No one, including Metsger, seemed to care about the rationale for non-compete agreements as they had been negotiated by OAB member stations.

The OAB’s rationale was this: After television and radio stations had invested heavily in promoting top talent – including television anchors – they ought to be able to protect their investment by requiring the talent to stay around at the same station, at least for a period of five years.

This made eminent sense, given the investment.

But, to legislators, fueled by Metsger, it didn’t matter.

We almost lost the battle until we proposed the following language, which, in the 2009 legislative session, made into law in the form of an amendment to ORS 653.020. Sorry, this is pretty detailed language, but, then, so is the issue.

“(c) The employer has a protectable interest. As used in this paragraph, an employer has a protectable interest when the employee:

“(A) Has access to trade secrets, as that term is defined in ORS 646.461;

“(B) Has access to competitively sensitive confidential business or professional information that otherwise would not qualify as a trade secret, including product development plans, product launch plans, marketing strategy or sales plans; or

“(C) Is employed as an on-air talent by an employer in the business of broadcasting and the employer: (i) In the year preceding the termination of the employee′s employment, expended re-sources equal to or exceeding 10 percent of the employee′s annual salary to develop, improve, train or publicly promote the employee, provided that the resources expended by the employer were expended on media that the employer does not own or control; and

“(ii) Provides the employee, for the time the employee is restricted from working, the greater of compensation equal to at least 50 per cent of the employee′s annual gross base salary and commissions at the time of the employee′s termination or 50 per cent of the median family income for a four-person family, as determined by the United States Census Bureau for the most recent year available at the time of the employee′s termination.”

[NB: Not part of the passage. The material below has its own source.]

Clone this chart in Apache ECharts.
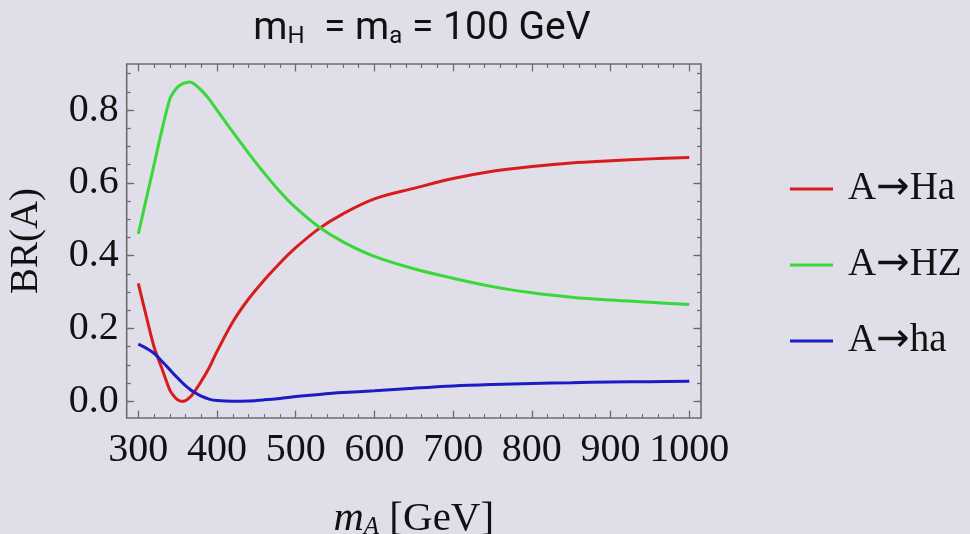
<!DOCTYPE html>
<html>
<head>
<meta charset="utf-8">
<script src="https://cdn.jsdelivr.net/npm/echarts@6/dist/echarts.min.js"></script>
<style>
  html, body { margin: 0; padding: 0; background: #e0dee8; }
  #chart { width: 970px; height: 534px; }
</style>
</head>
<body>
<div id="chart"></div>
<script>
// m_A grid (GeV) and branching ratios
var mA = [300, 310, 320, 330, 340, 345, 350, 355, 360, 365, 370, 380, 390, 400, 420, 440, 460, 480, 500, 530, 560, 600, 650, 700, 750, 800, 850, 900, 950, 1000];
var brHa = [0.324, 0.235, 0.15, 0.09, 0.031, 0.015, 0.004, 0.0, 0.002, 0.01, 0.022, 0.055, 0.092, 0.137, 0.218, 0.281, 0.333, 0.38, 0.422, 0.475, 0.515, 0.556, 0.585, 0.612, 0.632, 0.645, 0.655, 0.661, 0.666, 0.67];
var brHZ = [0.46, 0.555, 0.65, 0.745, 0.83, 0.85, 0.863, 0.871, 0.875, 0.877, 0.873, 0.855, 0.83, 0.8, 0.74, 0.682, 0.627, 0.576, 0.532, 0.478, 0.438, 0.398, 0.364, 0.338, 0.315, 0.298, 0.286, 0.278, 0.272, 0.266];
var brha = [0.157, 0.146, 0.132, 0.11, 0.087, 0.075, 0.064, 0.053, 0.043, 0.034, 0.026, 0.014, 0.006, 0.002, 0.0, 0.001, 0.004, 0.008, 0.013, 0.019, 0.024, 0.029, 0.036, 0.042, 0.046, 0.049, 0.051, 0.053, 0.054, 0.055];
var names = ['A\u2192Ha', 'A\u2192HZ', 'A\u2192ha'];
var colors = ['#d81c1c', '#38d838', '#1c1cc6'];
var xTicks = [300, 1000, 100];
var yTicks = [0, 0.8, 0.2];

var frameColor = '#6c6c6c';
var serif = '"Liberation Serif", "DejaVu Serif", serif';

function pairs(ys) {
    return mA.map(function (m, i) { return [m, ys[i]]; });
}

// tick-only axis on the data grid, pushed out onto the frame by offset
function tickAxis(pos, offset, len, extra) {
    var a = {
        type: 'value', position: pos, offset: offset,
        axisLine: { show: false, onZero: false },
        axisTick: { inside: true, length: len, lineStyle: { color: frameColor, width: 1.3 } },
        splitLine: { show: false },
        axisLabel: { show: false }
    };
    for (var k in extra) a[k] = extra[k];
    return a;
}

var chart = echarts.init(document.getElementById('chart'));

var option = {
    backgroundColor: '#e0dee8',
    animation: false,
    title: {
        text: '{b|m}{s|H}{b|  = m}{s|a}{b| = 100 GeV}',
        left: 417,
        textAlign: 'center',
        top: 4,
        textStyle: {
            fontWeight: 'normal',
            rich: {
                b: { fontFamily: 'Roboto', fontWeight: 'normal', fontSize: 39, color: '#111' },
                s: { fontFamily: 'Roboto', fontWeight: 'normal', fontSize: 24, color: '#111', padding: [16, 0, 0, 0] }
            }
        }
    },
    legend: {
        orient: 'vertical',
        left: 785,
        top: 164,
        itemWidth: 43,
        itemHeight: 3,
        itemGap: 36,
        icon: 'rect',
        data: names,
        formatter: function (name) {
            var parts = name.split('\u2192');
            return '{t|' + parts[0] + '}{a|\u2192}{t|' + parts[1] + '}';
        },
        textStyle: {
            fontFamily: serif,
            fontSize: 39,
            lineHeight: 40,
            color: '#111',
            padding: [0, 0, 0, 10],
            rich: {
                t: { fontFamily: serif, fontSize: 39, lineHeight: 40, color: '#111' },
                a: { fontFamily: '"DejaVu Sans"', fontSize: 40, lineHeight: 40, color: '#111' }
            }
        }
    },
    grid: [
        // data grid: exactly 300..1000 x 0..0.8
        { left: 138.3, right: 280.7, top: 110.1, bottom: 132.7, outerBoundsMode: 'none' },
        // minor y ticks 0..0.9
        { left: 138.3, right: 280.7, top: 73.7, bottom: 132.7, outerBoundsMode: 'none' },
        // frame
        { left: 126.7, right: 269, top: 64, bottom: 116, outerBoundsMode: 'none', show: true, borderColor: frameColor, borderWidth: 1.6, backgroundColor: 'transparent' }
    ],
    xAxis: [
        tickAxis('bottom', 16.7, 7.5, {
            gridIndex: 0, min: xTicks[0], max: xTicks[1], interval: xTicks[2],
            minorTick: { show: true, splitNumber: 5, length: 4, lineStyle: { color: frameColor, width: 1.1 } },
            axisLabel: {
                show: true, margin: 12, fontFamily: serif, fontSize: 40, color: '#111',
                formatter: function (v) { return String(v); }
            },
            name: '{i|m}{s|A} [GeV]',
            nameLocation: 'middle',
            nameGap: 80,
            nameTextStyle: {
                fontFamily: serif, fontSize: 41, color: '#111',
                rich: {
                    i: { fontFamily: serif, fontStyle: 'italic', fontSize: 42, color: '#111' },
                    s: { fontFamily: serif, fontStyle: 'italic', fontSize: 25, color: '#111', padding: [17, 0, 0, 0] }
                }
            }
        }),
        tickAxis('top', 46.1, 7.5, {
            gridIndex: 0, min: xTicks[0], max: xTicks[1], interval: xTicks[2],
            minorTick: { show: true, splitNumber: 5, length: 4, lineStyle: { color: frameColor, width: 1.1 } }
        }),
        { type: 'value', gridIndex: 1, min: 300, max: 1000, show: false },
        { type: 'value', gridIndex: 2, min: 0, max: 1, show: false }
    ],
    yAxis: [
        tickAxis('left', 11.6, 7.5, {
            gridIndex: 0, min: yTicks[0], max: yTicks[1], interval: yTicks[2],
            axisLabel: {
                show: true, margin: 8, fontFamily: serif, fontSize: 40, color: '#111',
                formatter: function (v) { return v.toFixed(1); }
            }
        }),
        tickAxis('right', 11.7, 7.5, {
            gridIndex: 0, min: yTicks[0], max: yTicks[1], interval: yTicks[2]
        }),
        tickAxis('left', 11.6, 4, { gridIndex: 1, min: 0, max: 0.9, interval: 0.05 }),
        tickAxis('right', 11.7, 4, { gridIndex: 1, min: 0, max: 0.9, interval: 0.05 }),
        {
            type: 'value', gridIndex: 2, min: 0, max: 1, position: 'left',
            axisLine: { show: false, onZero: false },
            axisTick: { show: false },
            axisLabel: { show: false },
            splitLine: { show: false },
            name: 'BR(A)',
            nameLocation: 'middle',
            nameRotate: 90,
            nameGap: 80,
            nameTextStyle: { fontFamily: serif, fontSize: 39, color: '#111' }
        }
    ],
    series: [brHa, brHZ, brha].map(function (ys, k) {
        return {
            name: names[k],
            type: 'line',
            xAxisIndex: 0,
            yAxisIndex: 0,
            data: pairs(ys),
            smooth: 0.35,
            showSymbol: false,
            clip: false,
            color: colors[k],
            lineStyle: { width: 3, color: colors[k] }
        };
    })
};

chart.setOption(option);
</script>
</body>
</html>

Fortunately, this language recognized the specific circumstances of broadcast executives who often made huge investments in on-air talent. Why lose the benefit of that investment?

Over Metsger’s opposition, the compromise passed, saving genuine non-compete agreements, though with several conditions as listed.

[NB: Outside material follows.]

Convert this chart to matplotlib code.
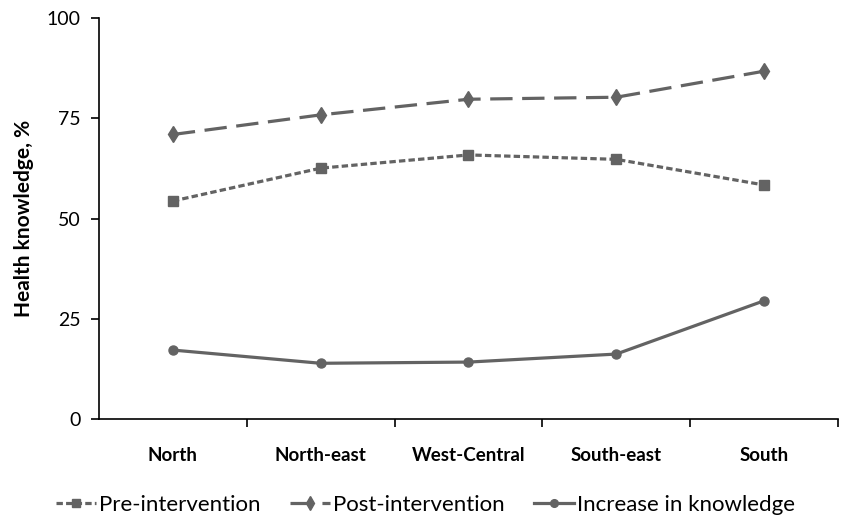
import matplotlib
matplotlib.use("Agg")
import matplotlib.pyplot as plt
import numpy as np

regions = ["North", "North-east", "West-Central", "South-east", "South"]
pre_intervention = [54.4, 62.6, 65.9, 64.8, 58.4]
post_intervention = [71.0, 75.9, 79.8, 80.3, 86.8]
increase_knowledge = [17.2, 13.9, 14.2, 16.2, 29.5]
y_ticks = [0, 25, 50, 75, 100]

plt.rcParams['font.family'] = ['Lato', 'DejaVu Sans']

fig = plt.figure(figsize=(8.46, 5.17), dpi=100)
ax = fig.add_axes([0.117, 0.1896, 0.8735, 0.775])

col = "#636363"
x = np.arange(len(regions))
lw = 2.3
ax.plot(x, pre_intervention, color=col, lw=lw, linestyle=(0, (2.0, 1.0)),
        marker="s", markersize=6.5, label="Pre-intervention")
ax.plot(x, post_intervention, color=col, lw=lw, linestyle=(0, (7, 3)),
        marker="d", markersize=8, label="Post-intervention")
ax.plot(x, increase_knowledge, color=col, lw=lw, linestyle="-",
        marker="o", markersize=6.5, label="Increase in knowledge")

ax.set_xlim(-0.5, len(regions) - 0.5)
ax.set_ylim(0, 100)
ax.set_yticks(y_ticks)
ax.set_yticklabels([str(t) for t in y_ticks], fontsize=14)
ax.set_xticks(np.arange(0.5, len(regions), 1.0))
ax.set_xticklabels([])
ax.set_xticks(x, minor=True)
ax.set_xticklabels(regions, minor=True, fontsize=13.5, fontweight="bold")
ax.tick_params(axis="x", which="minor", length=0, pad=20)
ax.tick_params(axis="x", which="major", length=6, width=1.2, direction="out")
ax.tick_params(axis="y", length=6, width=1.2, direction="out", pad=7)
ax.set_ylabel("Health knowledge, %", fontsize=15, fontweight="bold", labelpad=9)

for s in ["top", "right"]:
    ax.spines[s].set_visible(False)
for s in ["left", "bottom"]:
    ax.spines[s].set_linewidth(1.2)

fig.legend(loc="lower center", bbox_to_anchor=(0.503, -0.035), ncol=3, frameon=False,
           fontsize=16, handlelength=1.8, handletextpad=0.15, columnspacing=1.3,
           markerscale=0.85)

fig.savefig("out.png", dpi=100)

Given the Wall Street Journal coverage – and the passage of bills barring non-compete agreements around the country – watch for this issue to re-emerge in future legislative sessions here in Oregon.

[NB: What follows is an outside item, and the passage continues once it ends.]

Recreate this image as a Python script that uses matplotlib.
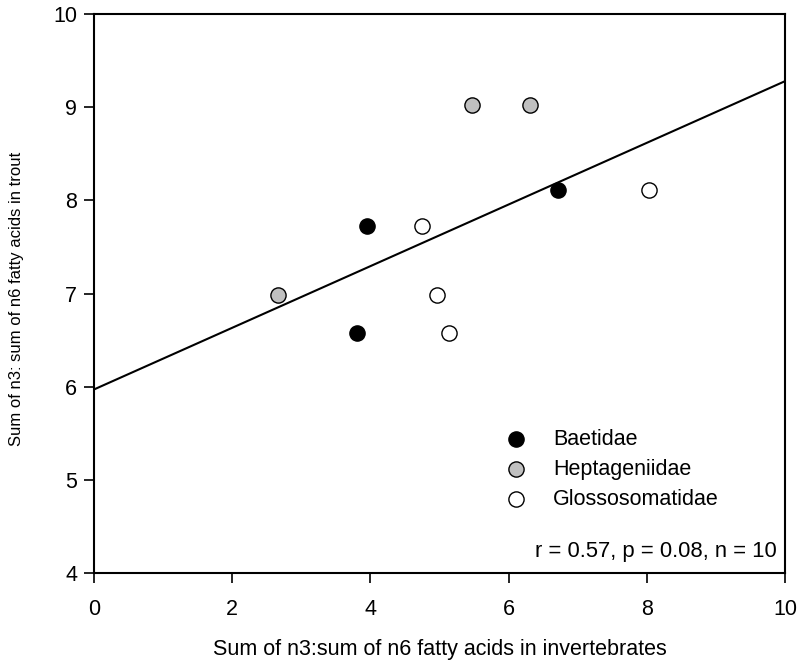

Further, what this shows is that, even back in 2009, many Oregon legislators couldn’t care less about perspectives from business. Today, my sources at the Capitol, lobbyists with whom I worked before retirement, tell me things are still the same, if not worse.

Many legislators, not only won’t consider perspectives from business, they won’t even listen.

At some point, probably in the next recession, which is inevitable, those “don’t consider and don’t listen” perspectives will come back around to haunt Oregon, still a state that depends on personal and corporate tax revenue to survive.

So, legislators, I say listen and consider business perspectives.